* **Stored data**
※ ※ ※

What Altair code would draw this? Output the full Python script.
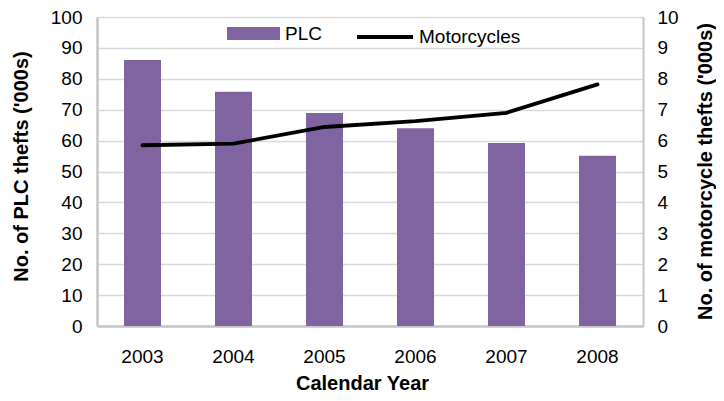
import altair as alt
import pandas as pd

years = ["2003", "2004", "2005", "2006", "2007", "2008"]
plc_thefts = [86.1, 75.8, 68.9, 64.0, 59.2, 55.1]
moto_thefts = [5.85, 5.90, 6.44, 6.63, 6.90, 7.82]

df = pd.DataFrame({
    "year": years,
    "plc": plc_thefts,
    "moto": moto_thefts,
    "s1": ["PLC"] * len(years),
    "s2": ["Motorcycles"] * len(years),
})

FONT = "Liberation Sans"
GRAY = "#c6c6c6"

x = alt.X("year:N", title="Calendar Year",
          scale=alt.Scale(paddingInner=0, paddingOuter=0),
          axis=alt.Axis(labelAngle=0, labelFontSize=19, labelPadding=36,
                        labelBaseline="alphabetic", ticks=False,
                        domainColor=GRAY, domainWidth=2.5,
                        titleFontSize=20, titleFontWeight="bold",
                        titleX=265, titleY=63, titleBaseline="alphabetic"))

bars = alt.Chart(df).mark_bar(size=37).encode(
    x=x,
    y=alt.Y("plc:Q", title="No. of PLC thefts ('000s)",
            scale=alt.Scale(domain=[0, 100], nice=False),
            axis=alt.Axis(values=list(range(0, 101, 10)), labelFontSize=19,
                          labelPadding=15, ticks=False, grid=True,
                          gridColor="#d9d9d9", gridWidth=1.3,
                          domainColor=GRAY, domainWidth=2.5,
                          titleFontSize=20, titleFontWeight="bold",
                          titleBaseline="alphabetic", titleX=-70, titleY=149,
                          titleAngle=270)),
    fill=alt.Fill("s1:N", scale=alt.Scale(domain=["PLC"], range=["#8064A2"]),
                  legend=alt.Legend(title=None, orient="none", legendX=130, legendY=-10,
                                    symbolType="M-1,-0.245L1,-0.245L1,0.245L-1,0.245Z",
                                    symbolSize=2809, symbolStrokeWidth=0,
                                    labelFontSize=19, labelOffset=5, padding=0)),
)

line = alt.Chart(df).mark_line(strokeWidth=3.8, strokeCap="round").encode(
    x=alt.X("year:N", scale=alt.Scale(paddingInner=0, paddingOuter=0)),
    y=alt.Y("moto:Q", title="No. of motorcycle thefts ('000s)",
            scale=alt.Scale(domain=[0, 10], nice=False),
            axis=alt.Axis(orient="right", values=list(range(0, 11)), labelFontSize=19,
                          labelPadding=14, ticks=False, grid=False,
                          domainColor=GRAY, domainWidth=2,
                          titleFontSize=20, titleFontWeight="bold",
                          titleBaseline="alphabetic", titleX=68, titleY=154,
                          titleAngle=270)),
    stroke=alt.Stroke("s2:N", scale=alt.Scale(domain=["Motorcycles"], range=["#000000"]),
                      legend=alt.Legend(title=None, orient="none", legendX=258, legendY=-10,
                                        symbolType="stroke", symbolSize=3136,
                                        symbolStrokeWidth=4,
                                        labelFontSize=19, labelOffset=4, padding=0)),
)

chart = alt.layer(bars, line).resolve_scale(
    y="independent", fill="independent", stroke="independent"
).properties(
    width=546, height=309,
    autosize=alt.AutoSizeParams(type="none"),
    padding={"left": 89, "top": 9, "right": 73, "bottom": 67},
).configure(font=FONT).configure_axis(
    labelColor="#000000", titleColor="#000000", labelFont=FONT, titleFont=FONT
).configure_legend(labelFont=FONT, labelColor="#000000").configure_view(
    stroke=None
)

chart.save("out.html", embed_options={"renderer": "svg", "actions": False})
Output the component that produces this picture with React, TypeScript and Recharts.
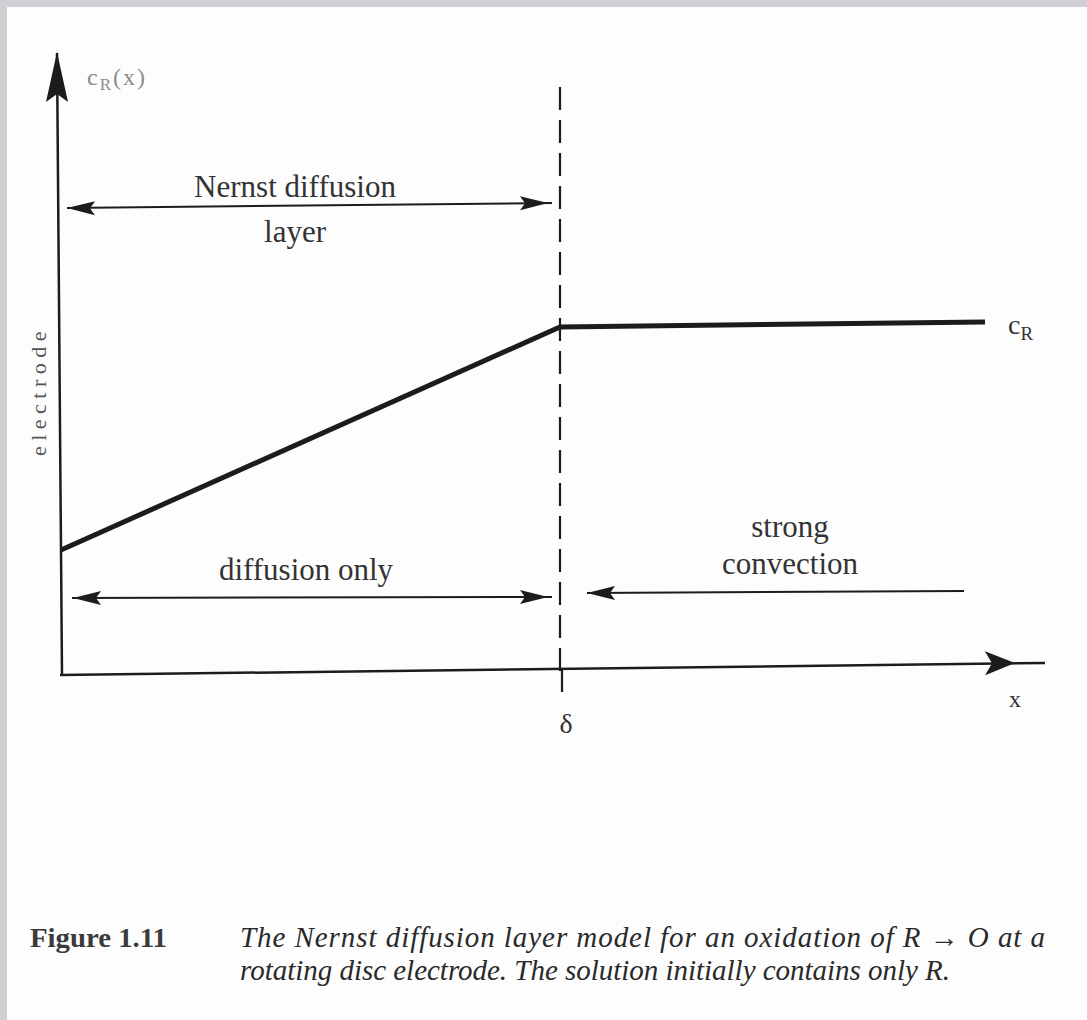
import React from 'react';
import { LineChart, Line, XAxis, YAxis, ReferenceLine, ReferenceDot } from 'recharts';

// concentration profile c_R(x): linear rise inside the Nernst layer, flat bulk value beyond δ
const profileX = [1, 500, 925];
const profileC = [125, 348, 353];

// position of δ (edge of the diffusion layer) on the x scale
const deltaX = 500;

const data = profileX.map((x, i) => ({ x, c: profileC[i] }));

const INK = '#1c1c1c';
const TEXT = '#333';
const SERIF = '"Liberation Serif", "Times New Roman", serif';

// filled arrow head drawn at the dot position; angle 0 = pointing right
const arrowHead = (angle: number, len: number, half: number, notch: number) => (p: any) => {
  const { cx, cy } = p;
  const a = (angle * Math.PI) / 180;
  const ux = Math.cos(a);
  const uy = Math.sin(a);
  const nx = -uy;
  const ny = ux;
  const bx = cx - len * ux;
  const by = cy - len * uy;
  const pts = [
    [cx, cy],
    [bx + half * nx, by + half * ny],
    [cx - (len - notch) * ux, cy - (len - notch) * uy],
    [bx - half * nx, by - half * ny],
  ];
  return <polygon points={pts.map((q) => q.join(',')).join(' ')} fill={INK} />;
};

const label = (content: React.ReactNode, opts: any = {}) => (p: any) => (
  <text
    x={p.cx}
    y={p.cy}
    textAnchor={opts.anchor || 'middle'}
    fontFamily={SERIF}
    fontSize={opts.size || 31}
    fill={opts.fill || TEXT}
    letterSpacing={opts.spacing || 0}
    transform={opts.rotate ? `rotate(${opts.rotate} ${p.cx} ${p.cy})` : undefined}
  >
    {content}
  </text>
);

export default function App() {
  return (
    <div style={{ position: 'relative', width: 1087, height: 1020, background: '#cfcfd4', overflow: 'hidden' }}>
      <style>{'body{margin:0}'}</style>
      <div style={{ position: 'absolute', left: 7, top: 7, right: 0, bottom: 0, background: '#fdfdfd' }} />
      <div style={{ position: 'absolute', left: 0, top: 0 }}>
        <LineChart width={1087} height={1020} data={data} margin={{ top: 0, right: 0, bottom: 0, left: 0 }}>
          <XAxis dataKey="x" type="number" domain={[-60, 1027]} hide />
          <YAxis type="number" domain={[-345, 675]} hide />

          {/* axes */}
          <ReferenceLine segment={[{ x: -3, y: 622 }, { x: 2, y: 0 }]} stroke={INK} strokeWidth={2.5} />
          <ReferenceLine segment={[{ x: 0, y: 0 }, { x: 985, y: 12 }]} stroke={INK} strokeWidth={2.5} />
          <ReferenceDot x={-3} y={623} r={0} shape={arrowHead(-90, 50, 11, 8)} />
          <ReferenceDot x={955} y={12} r={0} shape={arrowHead(-0.7, 30, 12, 7)} />

          {/* δ boundary */}
          <ReferenceLine
            segment={[{ x: deltaX, y: 588 }, { x: deltaX, y: 4 }]}
            stroke={INK}
            strokeWidth={2.2}
            strokeDasharray="23 10"
          />
          <ReferenceLine segment={[{ x: deltaX + 2, y: 6 }, { x: deltaX + 2, y: -17 }]} stroke={INK} strokeWidth={2.2} />

          {/* Nernst diffusion layer double arrow */}
          <ReferenceLine segment={[{ x: 7, y: 467 }, { x: 492, y: 472 }]} stroke={INK} strokeWidth={2} />
          <ReferenceDot x={7} y={467} r={0} shape={arrowHead(180.6, 28, 7, 5)} />
          <ReferenceDot x={488} y={472} r={0} shape={arrowHead(-0.6, 28, 7, 5)} />

          {/* diffusion only double arrow */}
          <ReferenceLine segment={[{ x: 12, y: 77 }, { x: 492, y: 78 }]} stroke={INK} strokeWidth={2} />
          <ReferenceDot x={13} y={77} r={0} shape={arrowHead(180, 28, 7, 5)} />
          <ReferenceDot x={488} y={78} r={0} shape={arrowHead(0, 28, 7, 5)} />

          {/* strong convection arrow */}
          <ReferenceLine segment={[{ x: 527, y: 82 }, { x: 904, y: 84 }]} stroke={INK} strokeWidth={2} />
          <ReferenceDot x={527} y={82} r={0} shape={arrowHead(180, 28, 7, 5)} />

          <Line
            dataKey="c"
            type="linear"
            stroke={INK}
            strokeWidth={5}
            dot={false}
            activeDot={false}
            isAnimationActive={false}
          />

          {/* texts */}
          <ReferenceDot
            x={27}
            y={590}
            r={0}
            shape={label(
              <>
                c<tspan fontSize={17} dy={5}>R</tspan>
                <tspan dy={-5}>(x)</tspan>
              </>,
              { anchor: 'start', size: 24, fill: '#8c8c8c', spacing: 2 }
            )}
          />
          <ReferenceDot x={235} y={478} r={0} shape={label('Nernst diffusion')} />
          <ReferenceDot x={235} y={433} r={0} shape={label('layer')} />
          <ReferenceDot
            x={948}
            y={341}
            r={0}
            shape={label(
              <>
                c<tspan fontSize={19} dy={6}>R</tspan>
              </>,
              { anchor: 'start', size: 28 }
            )}
          />
          <ReferenceDot
            x={-14}
            y={284}
            r={0}
            shape={label('electrode', { size: 22, fill: '#555', spacing: 5.5, rotate: -90 })}
          />
          <ReferenceDot x={246} y={95} r={0} shape={label('diffusion only')} />
          <ReferenceDot x={730} y={138} r={0} shape={label('strong')} />
          <ReferenceDot x={730} y={101} r={0} shape={label('convection')} />
          <ReferenceDot x={506} y={-58} r={0} shape={label('δ', { size: 28 })} />
          <ReferenceDot x={955} y={-32} r={0} shape={label('x', { size: 24 })} />
        </LineChart>
      </div>

      {/* figure caption */}
      <svg width={1087} height={1020} style={{ position: 'absolute', left: 0, top: 0, pointerEvents: 'none' }}>
        <text
          x={30}
          y={947}
          fontFamily={SERIF}
          fontSize={27}
          fontWeight="bold"
          fill="#3a3a3a"
          textLength={137}
          lengthAdjust="spacingAndGlyphs"
        >
          Figure 1.11
        </text>
        <text
          x={240}
          y={947}
          fontFamily={SERIF}
          fontSize={29}
          fontStyle="italic"
          fill="#2a2a2a"
          textLength={805}
          lengthAdjust="spacing"
        >
          The Nernst diffusion layer model for an oxidation of R → O at a
        </text>
        <text
          x={240}
          y={980}
          fontFamily={SERIF}
          fontSize={29}
          fontStyle="italic"
          fill="#2a2a2a"
          textLength={710}
          lengthAdjust="spacing"
        >
          rotating disc electrode. The solution initially contains only R.
        </text>
      </svg>
    </div>
  );
}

※ ※ ※

* **Written problem**
For the listing above, identify each line bearing "this".

* **Task answer**
What Altair code would draw this? Output the full Python script.
Output the component that produces this picture with React, TypeScript and Recharts.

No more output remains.